■ THE PROBLEM ■
Tell how many lines have the string "this" in them, and write nothing besides the number.

■ MATERIAL FOR THE TASK ■

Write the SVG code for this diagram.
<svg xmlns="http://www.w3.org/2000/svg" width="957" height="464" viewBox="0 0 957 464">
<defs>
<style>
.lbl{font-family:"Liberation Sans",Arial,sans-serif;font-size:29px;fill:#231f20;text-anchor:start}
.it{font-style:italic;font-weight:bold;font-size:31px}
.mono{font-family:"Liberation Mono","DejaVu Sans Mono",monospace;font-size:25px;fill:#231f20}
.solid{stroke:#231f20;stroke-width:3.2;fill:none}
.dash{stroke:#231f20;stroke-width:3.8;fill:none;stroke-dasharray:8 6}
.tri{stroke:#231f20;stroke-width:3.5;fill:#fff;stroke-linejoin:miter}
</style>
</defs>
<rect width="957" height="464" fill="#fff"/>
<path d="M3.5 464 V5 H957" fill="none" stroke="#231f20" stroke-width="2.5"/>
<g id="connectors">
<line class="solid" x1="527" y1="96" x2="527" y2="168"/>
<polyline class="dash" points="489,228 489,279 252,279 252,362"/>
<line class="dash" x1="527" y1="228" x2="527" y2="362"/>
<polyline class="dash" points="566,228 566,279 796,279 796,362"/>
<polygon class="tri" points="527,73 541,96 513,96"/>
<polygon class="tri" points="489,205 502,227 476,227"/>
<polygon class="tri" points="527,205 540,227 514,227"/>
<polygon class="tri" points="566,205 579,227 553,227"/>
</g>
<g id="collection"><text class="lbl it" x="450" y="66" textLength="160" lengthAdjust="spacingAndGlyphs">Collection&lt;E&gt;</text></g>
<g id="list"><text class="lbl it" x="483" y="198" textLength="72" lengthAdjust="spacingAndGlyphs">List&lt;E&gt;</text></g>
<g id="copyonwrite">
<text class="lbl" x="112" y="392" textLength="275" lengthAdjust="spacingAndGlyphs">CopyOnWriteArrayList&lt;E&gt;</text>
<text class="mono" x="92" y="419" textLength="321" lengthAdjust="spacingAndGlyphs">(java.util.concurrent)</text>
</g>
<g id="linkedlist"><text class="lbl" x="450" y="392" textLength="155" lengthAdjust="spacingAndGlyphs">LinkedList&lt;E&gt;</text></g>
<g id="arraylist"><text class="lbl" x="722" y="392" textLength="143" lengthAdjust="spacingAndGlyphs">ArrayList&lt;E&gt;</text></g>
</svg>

==

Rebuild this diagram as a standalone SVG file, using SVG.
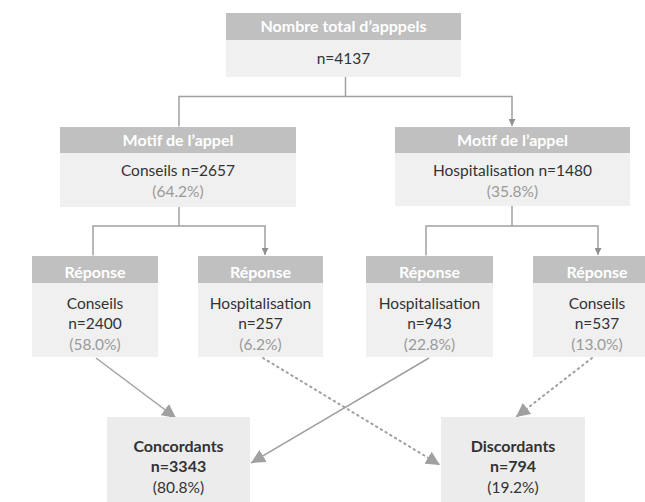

■ OUTPUT OF THE EXERCISE ■
2